10 lessons from 10 years of marriage

If you had said to me 11 years ago that I'd be here today, celebrating my tenth wedding anniversary, I would have thought you were barking mad. Even five years ago, I wasn't sure we would make it this far. But we did, and we have.
As I've reflected on this journey over the last few weeks (because it's so in my nature to obsessively try to work out "why") I've realised that there's no real reason why this has worked. Not one thing stands out. Which means that it's really a mix of everything that makes us us, that has made it worked.
Since the very first day we met, we've had one strict rule - neither of us is under any obligation to stay. I think in part that's come from me growing up with the knowledge that my parents "only stayed together for the kids". It means that we've both chosen to stay.
So, in no particular order, here are ten things I've realised about marriage

you need to fight fair having grown up in a family that fought, and seen relationships around me fall apart because couples couldn't fight, I truly believe that learning to fight with your partner is vital. But fighting fair, making the fight about now, not the past, is vital to making sure issues get sorted out and dealt with, not hanging around forever.

you need to keep talking through all the ups and downs, it's vital to keep communication lines open. Over the last few years, with Steve working away or nights, talking face to face has been really limited, so we've had to find other ways to keep talking (most often on the phone just before I go to bed), and we don't just talk about the kids, we talk about money, memories, dreams and plans for the future as well as tomorrow.
you need laughter one of the very first things that caught my attention about Steve was he made me laugh. And over the years, I've learnt how to make him laugh. And when one person is laughing, eventually so is everyone else.

you need to take time out time apart is vital, because it reminds you why you like each other in the first place. With Steve working away, it's been difficult for us to find this time apart, but I have managed to sneak off for a weekend or two away over the last few years.
there's always a new story I told Steve recently that I'd heard all his stories from the past.
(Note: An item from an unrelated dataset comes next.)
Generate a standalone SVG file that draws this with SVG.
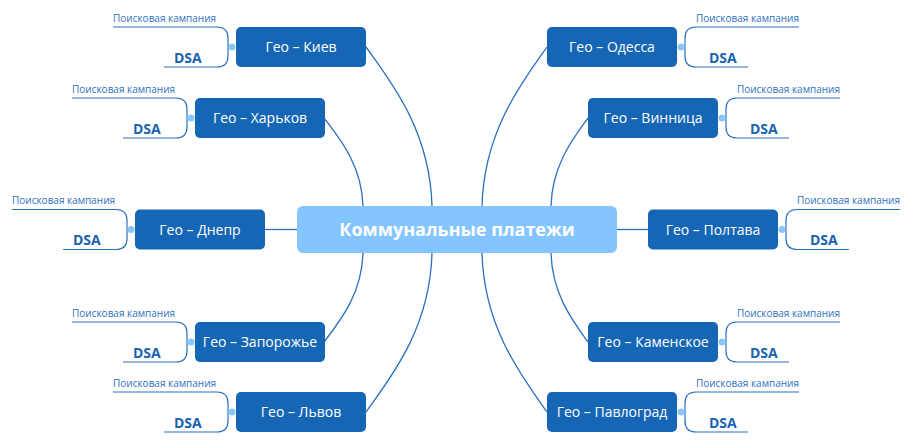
<svg xmlns="http://www.w3.org/2000/svg" width="917" height="448" viewBox="0 0 917 448">
<style>
.node{fill:#1666b6}
.lbl{font-family:"Open Sans","Noto Sans",sans-serif;font-size:14px;fill:#ffffff;text-anchor:middle}
.conn{fill:none;stroke:#2a70c0;stroke-width:1.3}
.br{fill:none;stroke:#2a70c0;stroke-width:1.2}
.dot{fill:#8cc6f8}
.sub{font-family:"Open Sans","Noto Sans",sans-serif;font-size:10px;fill:#2f70c0}
.dsa{font-family:"Open Sans","Noto Sans",sans-serif;font-size:14px;font-weight:bold;fill:#1a62b0}
</style>
<rect width="917" height="448" fill="#ffffff"/>
<g id="connectors">
<path class="conn" d="M366,47 C389.8,80.4 430,129.7 432,206"/>
<path class="conn" d="M366,412 C389.8,378.6 430,329.3 432,253"/>
<path class="conn" d="M324,118 C338,136.5 361.8,163.8 363,206"/>
<path class="conn" d="M324,342 C338,323.3 361.8,295.7 363,253"/>
<path class="conn" d="M547,47 C523.6,80.4 484,129.7 482,206"/>
<path class="conn" d="M547,412 C523.6,378.6 484,329.3 482,253"/>
<path class="conn" d="M588,118 C574.7,136.5 552.1,163.8 551,206"/>
<path class="conn" d="M588,342 C574.7,323.3 552.1,295.7 551,253"/>
<path class="conn" d="M265,229.5 H297"/>
<path class="conn" d="M617,229.5 H648"/>
</g>
<g id="center">
<rect x="297" y="206" width="320" height="47" rx="6" fill="#85c5ff"/>
<text x="457" y="236" font-family="Open Sans, Noto Sans, sans-serif" font-size="18" font-weight="bold" fill="#ffffff" text-anchor="middle">Коммунальные платежи</text>
</g>
<g id="kiev">
<rect class="node" x="236" y="27" width="130" height="40" rx="5"/>
<text class="lbl" x="301" y="52">Гео – Киев</text>
<path class="br" d="M113,27 H217 Q228,27 228,38 V56 Q228,67 217,67 H164"/>
<circle class="dot" cx="232" cy="47" r="3.5"/>
<text class="sub" x="113" y="21.5">Поисковая кампания</text>
<text class="dsa" x="174" y="62.5">DSA</text>
</g>
<g id="kharkov">
<rect class="node" x="195" y="98" width="130" height="40" rx="5"/>
<text class="lbl" x="260" y="123">Гео – Харьков</text>
<path class="br" d="M72,98 H176 Q187,98 187,109 V127 Q187,138 176,138 H123"/>
<circle class="dot" cx="191" cy="118" r="3.5"/>
<text class="sub" x="72" y="92.5">Поисковая кампания</text>
<text class="dsa" x="133" y="133.5">DSA</text>
</g>
<g id="dnepr">
<rect class="node" x="135" y="209.5" width="130" height="40" rx="5"/>
<text class="lbl" x="200" y="234.5">Гео – Днепр</text>
<path class="br" d="M12,209.5 H116 Q127,209.5 127,220.5 V238.5 Q127,249.5 116,249.5 H63"/>
<circle class="dot" cx="131" cy="229.5" r="3.5"/>
<text class="sub" x="12" y="204">Поисковая кампания</text>
<text class="dsa" x="73" y="245">DSA</text>
</g>
<g id="zaporozhye">
<rect class="node" x="195" y="322" width="130" height="40" rx="5"/>
<text class="lbl" x="260" y="347">Гео – Запорожье</text>
<path class="br" d="M72,322 H176 Q187,322 187,333 V351 Q187,362 176,362 H123"/>
<circle class="dot" cx="191" cy="342" r="3.5"/>
<text class="sub" x="72" y="316.5">Поисковая кампания</text>
<text class="dsa" x="133" y="357.5">DSA</text>
</g>
<g id="lviv">
<rect class="node" x="236" y="392" width="130" height="40" rx="5"/>
<text class="lbl" x="301" y="417">Гео – Львов</text>
<path class="br" d="M113,392 H217 Q228,392 228,403 V421 Q228,432 217,432 H164"/>
<circle class="dot" cx="232" cy="412" r="3.5"/>
<text class="sub" x="113" y="386.5">Поисковая кампания</text>
<text class="dsa" x="174" y="427.5">DSA</text>
</g>
<g id="odessa">
<rect class="node" x="547" y="27" width="130" height="40" rx="5"/>
<text class="lbl" x="612" y="52">Гео – Одесса</text>
<path class="br" d="M799,27 H696 Q685,27 685,38 V56 Q685,67 696,67 H748"/>
<circle class="dot" cx="681" cy="47" r="3.5"/>
<text class="sub" x="799" y="21.5" text-anchor="end">Поисковая кампания</text>
<text class="dsa" x="709" y="62.5">DSA</text>
</g>
<g id="vinnitsa">
<rect class="node" x="588" y="98" width="130" height="40" rx="5"/>
<text class="lbl" x="653" y="123">Гео – Винница</text>
<path class="br" d="M840,98 H737 Q726,98 726,109 V127 Q726,138 737,138 H789"/>
<circle class="dot" cx="722" cy="118" r="3.5"/>
<text class="sub" x="840" y="92.5" text-anchor="end">Поисковая кампания</text>
<text class="dsa" x="750" y="133.5">DSA</text>
</g>
<g id="poltava">
<rect class="node" x="648" y="209.5" width="130" height="40" rx="5"/>
<text class="lbl" x="713" y="234.5">Гео – Полтава</text>
<path class="br" d="M900,209.5 H797 Q786,209.5 786,220.5 V238.5 Q786,249.5 797,249.5 H849"/>
<circle class="dot" cx="782" cy="229.5" r="3.5"/>
<text class="sub" x="900" y="204" text-anchor="end">Поисковая кампания</text>
<text class="dsa" x="810" y="245">DSA</text>
</g>
<g id="kamenskoe">
<rect class="node" x="588" y="322" width="130" height="40" rx="5"/>
<text class="lbl" x="653" y="347">Гео – Каменское</text>
<path class="br" d="M840,322 H737 Q726,322 726,333 V351 Q726,362 737,362 H789"/>
<circle class="dot" cx="722" cy="342" r="3.5"/>
<text class="sub" x="840" y="316.5" text-anchor="end">Поисковая кампания</text>
<text class="dsa" x="750" y="357.5">DSA</text>
</g>
<g id="pavlograd">
<rect class="node" x="547" y="392" width="130" height="40" rx="5"/>
<text class="lbl" x="612" y="417">Гео – Павлоград</text>
<path class="br" d="M799,392 H696 Q685,392 685,403 V421 Q685,432 696,432 H748"/>
<circle class="dot" cx="681" cy="412" r="3.5"/>
<text class="sub" x="799" y="386.5" text-anchor="end">Поисковая кампания</text>
<text class="dsa" x="709" y="427.5">DSA</text>
</g>
</svg>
They often pop up when we're talking about ideas for the future and contrasting them to the past, and I've heard the one about the three-legged sheep more times than you would think was possible. None the less, he dug deep, and found a new story to relate to whatever we were chatting about, which made me stop and wonder how much else I didn't know after ten years.

find your own interests Steve has never quite understood the importance of having his own interests. To him, I'm his best friend. But he isn't mine. And we have lots of interests that we don't share, which means that when we're having a talking evening, we have things to talk about that the other doesn't know about. I listen to Steve talk about work, and he listens to me waffle about scrapbooking, or blogging, or whatever interest I'm researching this week.
spend time together this seems counter-intuitive to the last point, so perhaps this should be sub titled "date each other" While dates aren't something we've every really managed to pull off (for a period of time there, the only time we got out without kids was when my mum came to visit every other year for Christmas), we do try regularly to have day dates, and now Sophie is in daycare we're managing to spend a few hours each week with each other (depending on roster.)

sex is important it took a long time for me to figure out that this connection was vital. It isn't a matter of how often, but that it happens regularly.
different rhythms are ok Steve has always preferred staying up late (or, more particularly, falling asleep in the arm chair), where I am a morning person (although sometimes grudgingly) who crawls into bed with a book at 9.30 sharp. We've made those different patterns work for us, because it gives us both the space we need for ourselves, and each other.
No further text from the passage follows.